La procession de la Sanch à Perpignan :
notre plus ancienne tradition religieuse
Aujourd'hui, Vendredi Saint, je ne pouvais vous laisser ignorer cette cérémonie qui attire des milliers de visiteurs dans ma ville natale, Perpignan. En aucun cas il ne s'agit de favoriser une religion ou une autre, mais de vous faire partager certaines traditions.
Lorsque j'étais enfant, cette cérémonie dans les vieux quartiers de la ville m'apeurait bien plus que de raison. Le roulement incessant des tambours, le timbre cadencé des clochettes de bronze secouées par la main des pèlerins, tant de sons lugubres obligeant mon regard innocent à se réfugier tout contre ma grand-mère, et à enfouir mon visage dans ses jupons, au risque d'en perdre haleine. Aujourd'hui, je ne vois que la grandeur de la croyance, quelle qu'elle soit, et le respect des traditions.
Pour les non-initiés, le premier aspect de la procession de la Sanch ressemble plus à une étrange fête folklorique qu'à une cérémonie religieuse, mais très vite, le cérémonial prend le dessus et l'on surprend les moins chrétiens se signer, au passage de cet étrange défilé de processionnaires cagoulés aux couleurs vives.

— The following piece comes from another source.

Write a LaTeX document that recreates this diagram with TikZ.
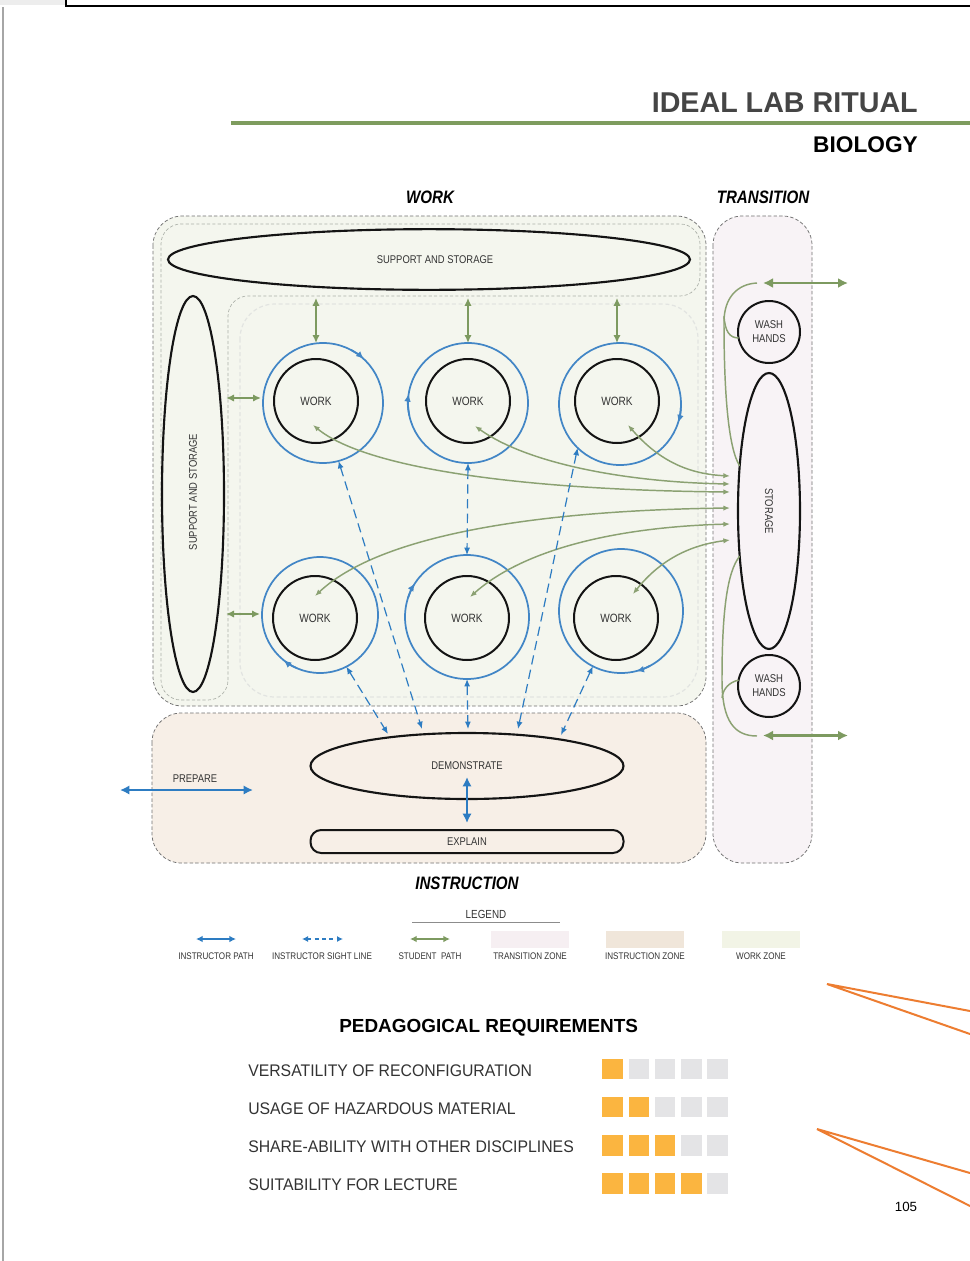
\documentclass[tikz,border=0pt]{standalone}
\usepackage{fontspec}
\setmainfont{Liberation Sans}
\newfontfamily\narrowsf[FakeStretch=0.84]{Liberation Sans}
\newfontfamily\legendsf[FakeStretch=0.84]{Liberation Sans}
\newfontfamily\rowsf[FakeStretch=0.94]{Liberation Sans}
\usetikzlibrary{arrows.meta,shapes.geometric,calc}

\definecolor{inkgray}{HTML}{333333}
\definecolor{titlegray}{HTML}{454545}
\definecolor{rulegreen}{HTML}{7E9C5E}
\definecolor{pathgreen}{HTML}{7D9A60}
\definecolor{curvegreen}{HTML}{8BA172}
\definecolor{pathblue}{HTML}{2D7CC2}
\definecolor{ringblue}{HTML}{4286C6}
\definecolor{workfill}{HTML}{F4F6EE}
\definecolor{transfill}{HTML}{F8F3F6}
\definecolor{instrfill}{HTML}{F7EFE7}
\definecolor{zoneline}{HTML}{707070}
\definecolor{innerline}{HTML}{ADB1A9}
\definecolor{barorange}{HTML}{FBB540}
\definecolor{bargray}{HTML}{E4E4E6}
\definecolor{callout}{HTML}{ED7D31}
\definecolor{swtrans}{HTML}{F6EFF2}
\definecolor{swinstr}{HTML}{F0E6DA}
\definecolor{swwork}{HTML}{F2F4E6}

\tikzset{
  x=0.75pt, y=-0.75pt,
  zone/.style={draw=zoneline, line width=0.55pt, dash pattern=on 2.6pt off 1.6pt, rounded corners=22pt},
  innerzone/.style={draw=innerline, line width=0.5pt, dash pattern=on 2.4pt off 1.6pt, rounded corners=15pt},
  faintzone/.style={draw=innerline!35, line width=0.9pt, dash pattern=on 3pt off 2pt, rounded corners=26pt},
  blob/.style={draw=black!92, line width=1.6pt, ellipse, inner sep=0pt, outer sep=0pt},
  station/.style={draw=black!92, line width=1.5pt, circle, inner sep=0pt, outer sep=0pt, minimum size=63pt,
    text=inkgray, font=\narrowsf\fontsize{9}{10}\selectfont},
  ring/.style={draw=ringblue, line width=1.3pt, circle, inner sep=0pt, outer sep=0pt},
  ringtip/.style={draw=ringblue, line width=1.3pt, -{Latex[length=6pt,width=5pt]}},
  sp/.style={draw=pathgreen, line width=1.5pt, {Latex[length=6pt,width=5.5pt]}-{Latex[length=6pt,width=5.5pt]}},
  door/.style={draw=pathgreen, line width=1.9pt, {Latex[length=7.5pt,width=7.5pt]}-{Latex[length=7.5pt,width=7.5pt]}},
  spcurve/.style={draw=curvegreen, line width=1.1pt, {Latex[length=5pt,width=4pt]}-{Latex[length=5pt,width=4pt]}},
  spline/.style={draw=curvegreen, line width=1.1pt},
  ip/.style={draw=pathblue, line width=1.6pt, {Latex[length=7pt,width=7pt]}-{Latex[length=7pt,width=7pt]}},
  sight/.style={draw=pathblue, line width=0.9pt, dash pattern=on 7pt off 4pt,
    {Latex[length=5.5pt,width=4.5pt]}-{Latex[length=5.5pt,width=4.5pt]}},
  lbl/.style={text=inkgray, font=\narrowsf\fontsize{8.4}{10}\selectfont, inner sep=0pt},
  zonetitle/.style={text=black, font=\narrowsf\bfseries\itshape\fontsize{13.5}{15}\selectfont, inner sep=0pt},
  legtext/.style={text=inkgray, font=\legendsf\fontsize{7.2}{8}\selectfont, inner sep=0pt},
  swatch/.style={inner sep=0pt, minimum width=58.5pt, minimum height=12.75pt},
  barcell/.style={inner sep=0pt, minimum size=15.4pt},
  reqtext/.style={text=inkgray, font=\rowsf\fontsize{12.6}{14}\selectfont, inner sep=0pt, anchor=base west},
}

\begin{document}
\begin{tikzpicture}
\useasboundingbox (0,0) rectangle (970,1261);
\fill[white] (0,0) rectangle (970,1261);

% page frame
\fill[black!7] (0,0) rectangle (65,5);
\draw[black, line width=1.6pt] (66,0) -- (66,6) -- (970,6);
\draw[black!35, line width=0.8pt] (3,7) -- (3,1261);

% headings
\node[anchor=base east, inner sep=0pt, text=titlegray, font=\bfseries\fontsize{21.5}{24}\selectfont] (title) at (918,112) {IDEAL LAB RITUAL};
\draw[rulegreen, line width=3pt] (231,123) -- (970,123);
\node[anchor=base east, inner sep=0pt, font=\bfseries\fontsize{17}{20}\selectfont] (subject) at (918,152) {BIOLOGY};

\node[zonetitle] (worktitle) at (430,197) {WORK};
\node[zonetitle] (transtitle) at (763,197) {TRANSITION};
\node[zonetitle] (instrtitle) at (467,883) {INSTRUCTION};

% zones
\path[zone, fill=workfill] (153,216) rectangle (706,706);
\path[zone, fill=transfill] (713,216) rectangle (812,863);
\path[zone, fill=instrfill] (152,713) rectangle (706,863);

% sub-areas of the work zone
\draw[innerzone] (228,700) -- (228,296) -- (700,296) -- (700,224) -- (161,224) -- (161,700) -- cycle;
\draw[faintzone] (240,304) rectangle (698,697);

% support and storage
\node[blob, minimum width=391.5pt, minimum height=45.5pt] (shelf) at (429,259.5) {};
\node[lbl] (shelflabel) at (435,260) {SUPPORT AND STORAGE};
\node[blob, minimum width=46.5pt, minimum height=297pt] (bench) at (193,494) {};
\node[lbl, rotate=90] (benchlabel) at (193,492) {SUPPORT AND STORAGE};

% work stations
\node[station] (w1) at (316,401) {WORK};
\node[station] (w2) at (468,401) {WORK};
\node[station] (w3) at (617,401) {WORK};
\node[station] (w4) at (315,618) {WORK};
\node[station] (w5) at (467,618) {WORK};
\node[station] (w6) at (616,618) {WORK};

% instructor loops round the stations
\node[ring, minimum size=90pt] (b1) at (323,403) {};
\node[ring, minimum size=90pt] (b2) at (468,403) {};
\node[ring, minimum size=91.5pt] (b3) at (620,404) {};
\node[ring, minimum size=87pt] (b4) at (320,615) {};
\node[ring, minimum size=93pt] (b5) at (467,617) {};
\node[ring, minimum size=93pt] (b6) at (621,611) {};
\foreach \r/\s/\e/\rad in {b1/62/47/45, b2/192/171/45, b3/358/342/45.75, b4/247/231/43.5, b5/162/147/46.5, b6/298/284/46.5}
  \draw[ringtip] (\r.\s) arc[start angle=\s, end angle=\e, radius=\rad pt];

% transition column
\node[station, minimum size=46.5pt, font=\narrowsf\fontsize{8.5}{10.5}\selectfont, align=center] (wash1) at (769,332) {WASH\\HANDS};
\node[blob, minimum width=46.5pt, minimum height=207pt] (store) at (769,511) {};
\node[lbl, rotate=-90] (storelabel) at (769,511) {STORAGE};
\node[station, minimum size=46.5pt, font=\narrowsf\fontsize{8.5}{10.5}\selectfont, align=center] (wash2) at (769,686) {WASH\\HANDS};

% instruction area
\node[blob, minimum width=234.75pt, minimum height=49.5pt, lbl] (demo) at (467,766) {DEMONSTRATE};
\node[draw=black!92, line width=1.5pt, rounded corners=8pt, minimum width=234.75pt, minimum height=17.25pt, lbl, outer sep=0pt] (explain) at (467,841.5) {EXPLAIN};

% student paths
\foreach \w/\b in {w1/b1, w2/b2, w3/b3}
  \draw[sp] ($(\w |- shelf.south)+(0,8)$) -- (\w |- \b.north);
\draw[sp] ($(bench.east |- w1)+(2,-3)$) -- ($(b1.west |- w1)+(-2,-3)$);
\draw[sp] ($(bench.east |- w4)+(2,-4)$) -- ($(b4.west |- w4)+(-2,-4)$);

\coordinate (s1) at ($(store.west)+(-8,-35)$);
\coordinate (s2) at ($(store.west)+(-8,-27)$);
\coordinate (s3) at ($(store.west)+(-8,-19)$);
\coordinate (s4) at ($(store.west)+(-8,-3)$);
\coordinate (s5) at ($(store.west)+(-8,13)$);
\coordinate (s6) at ($(store.west)+(-8,29)$);
\draw[spcurve] ($(w1)+(-3,24)$) .. controls (365,468) and (520,490) .. (s3);
\draw[spcurve] ($(w2)+(7,25)$) .. controls (525,462) and (620,482) .. (s2);
\draw[spcurve] ($(w3)+(11,24)$) .. controls (660,462) and (690,474) .. (s1);
\draw[spcurve] ($(w4)+(0,-22)$) .. controls (385,530) and (560,510) .. (s4);
\draw[spcurve] ($(w5)+(3,-21)$) .. controls (525,548) and (620,527) .. (s5);
\draw[spcurve] ($(w6)+(17,-24)$) .. controls (660,560) and (690,545) .. (s6);

\coordinate (inA) at (763,283);
\coordinate (outA) at (848,283);
\coordinate (inB) at (763,735.5);
\coordinate (outB) at (848,735.5);
\coordinate (turnA) at (757,283);
\coordinate (turnB) at (757,736);
\draw[door] (inA) -- (outA);
\draw[door] (inB) -- (outB);
\draw[spline] (turnA) .. controls (737,284) and (724,298) .. (724,322) .. controls (724,390) and (728,448) .. (store.123);
\draw[spline] (724,316) .. controls (725,332) and (730,338) .. (wash1.191);
\draw[spline] (store.237) .. controls (727,572) and (722,612) .. (722,680) .. controls (722,722) and (735,736) .. (turnB);
\draw[spline] (722,698) .. controls (723,688) and (730,682) .. (wash2.169);

% instructor sight lines
\coordinate (d1) at (388,734);
\coordinate (d2) at (422,729);
\coordinate (d3) at (468,729);
\coordinate (d4) at (518,729);
\coordinate (d5) at (561,735);
\draw[sight] (b1.285) -- (d2);
\draw[sight] (b4.297) -- (d1);
\draw[sight] (b2.south) -- (b5.north);
\draw[sight] (b5.south) -- (d3);
\draw[sight] (b3.226) -- (d4);
\draw[sight] (b6.243) -- (d5);

% instructor paths
\draw[ip] ($(demo.center)+(0,11)$) -- ($(explain.north)+(0,-7)$);
\coordinate (prepL) at (120,790);
\coordinate (prepR) at (253,790);
\draw[ip] (prepL) -- (prepR);
\node[lbl] (preplabel) at (195,779) {PREPARE};

% legend
\node[lbl, font=\narrowsf\fontsize{8.8}{10}\selectfont] (legendtitle) at (486,914) {LEGEND};
\draw[black!45, line width=0.7pt] (412,922) -- (560,922);
\coordinate (l1a) at (196,939); \coordinate (l1b) at (236,939);
\coordinate (l2a) at (302,939); \coordinate (l2b) at (343,939);
\coordinate (l3a) at (410,939); \coordinate (l3b) at (450,939);
\draw[ip, line width=1.3pt, {Latex[length=5pt,width=5pt]}-{Latex[length=5pt,width=5pt]}] (l1a) -- (l1b);
\draw[sight, dash pattern=on 3pt off 2.5pt, {Latex[length=4.5pt,width=4.5pt]}-{Latex[length=4.5pt,width=4.5pt]}] (l2a) -- (l2b);
\draw[sp, line width=1.2pt, {Latex[length=5pt,width=5pt]}-{Latex[length=5pt,width=5pt]}] (l3a) -- (l3b);
\node[swatch, fill=swtrans] (sw1) at (530,939) {};
\node[swatch, fill=swinstr] (sw2) at (645,939) {};
\node[swatch, fill=swwork] (sw3) at (761,939) {};
\node[legtext] (lt1) at (216,956) {INSTRUCTOR PATH};
\node[legtext] (lt2) at (322,956) {INSTRUCTOR SIGHT LINE};
\node[legtext] (lt3) at (430,956) {STUDENT\ \ PATH};
\node[legtext] (lt4) at (530,956) {TRANSITION ZONE};
\node[legtext] (lt5) at (645,956) {INSTRUCTION ZONE};
\node[legtext] (lt6) at (761,956) {WORK ZONE};

% call-out strokes
\coordinate (cA) at (827,984);
\coordinate (cA1) at (970,1011);
\coordinate (cA2) at (970,1034);
\coordinate (cB) at (817,1129);
\coordinate (cB1) at (970,1173);
\coordinate (cB2) at (970,1206);
\draw[callout, line width=1.5pt] (cA1) -- (cA) -- (cA2);
\draw[callout, line width=1.5pt] (cB1) -- (cB) -- (cB2);

% pedagogical requirements
\node[anchor=base west, inner sep=0pt, font=\bfseries\fontsize{14.2}{16}\selectfont] (reqtitle) at (339,1032) {PEDAGOGICAL REQUIREMENTS};
\node[reqtext] (req1) at (248,1076) {VERSATILITY OF RECONFIGURATION};
\node[reqtext] (req2) at (248,1114) {USAGE OF HAZARDOUS MATERIAL};
\node[reqtext] (req3) at (248,1152) {SHARE-ABILITY WITH OTHER DISCIPLINES};
\node[reqtext] (req4) at (248,1190) {SUITABILITY FOR LECTURE};
\foreach \row/\yc in {1/1069, 2/1107, 3/1145.5, 4/1183.5}
  \foreach \c in {1,...,5} {
    \pgfmathsetmacro\xc{612.7+26.2*(\c-1)}
    \ifnum\c>\row\relax
      \node[barcell, fill=bargray] (bar\row-\c) at (\xc,\yc) {};
    \else
      \node[barcell, fill=barorange] (bar\row-\c) at (\xc,\yc) {};
    \fi
  }

\node[inner sep=0pt, font=\fontsize{10}{12}\selectfont] (pageno) at (906,1207) {105};
\end{tikzpicture}
\end{document}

La Confrérie de la Sanch ("Précieux Sang du Seigneur") a été fondée en 1416, en l'église Saint-Jacques à Perpignan, suite à la prédication de Saint Vincent Ferrier, moine dominicain. Outre l'aspect spirituel, le but de la Confrérie était la commémoration de la Passion par les processions et l'assistance aux prisonniers et aux condamnés à mort avant, pendant, et après leur exécution.
Depuis près de six siècles, le rituel de la procession de la Sanch se déroule immuablement chaque vendredi saint à Perpignan. Elle symbolise la passion du Christ et pour ceux qui n'y verraient qu'un simple défilé, sachez que chaque processionnaire porte à lui seul entre 30 et 50 kg durant les quelques heures que dure le cérémonial. C'est dire le côté "Passion" qu'ils endurent.
Ce poids, c'est celui des "Mistéris", des représentations grandeur nature des scènes de la passion du Christ, entre madone affligée et Christ crucifié. Elles sont portées par 4 à 8 hommes dont la tenue est invariablement la même : Robe longue et cagoule en pointe, nommés "Caparutxa", le tout de couleur noire ou rouge éclatant.
Les scènes passent ainsi durant plusieurs heures à travers les ruelles étroites de façon à être vues de tous, y compris par les personnes ne pouvant se déplacer. Parfois, les pénitents, accrochés à des viroles de fortune, point de contact entre leur chair et leur foi, s'arrêtent sous des roulements de tambour comme pour reprendre un souffle, divin bien sûr. Souvent les pieds nus, ils vivent leur souffrance pour expier, catharsis universelle de toutes les âmes. Instants de piété. Quête de salut.
Il en est ainsi tous les Vendredis Saints. Chaque année, le public répond présent. Plus agnostiques et curieux que réellement impliqués comme les fidèles d'antan, les spectateurs ressentent malgré tout, la chaude ferveur séculaire qui auréole les pénitents éternels.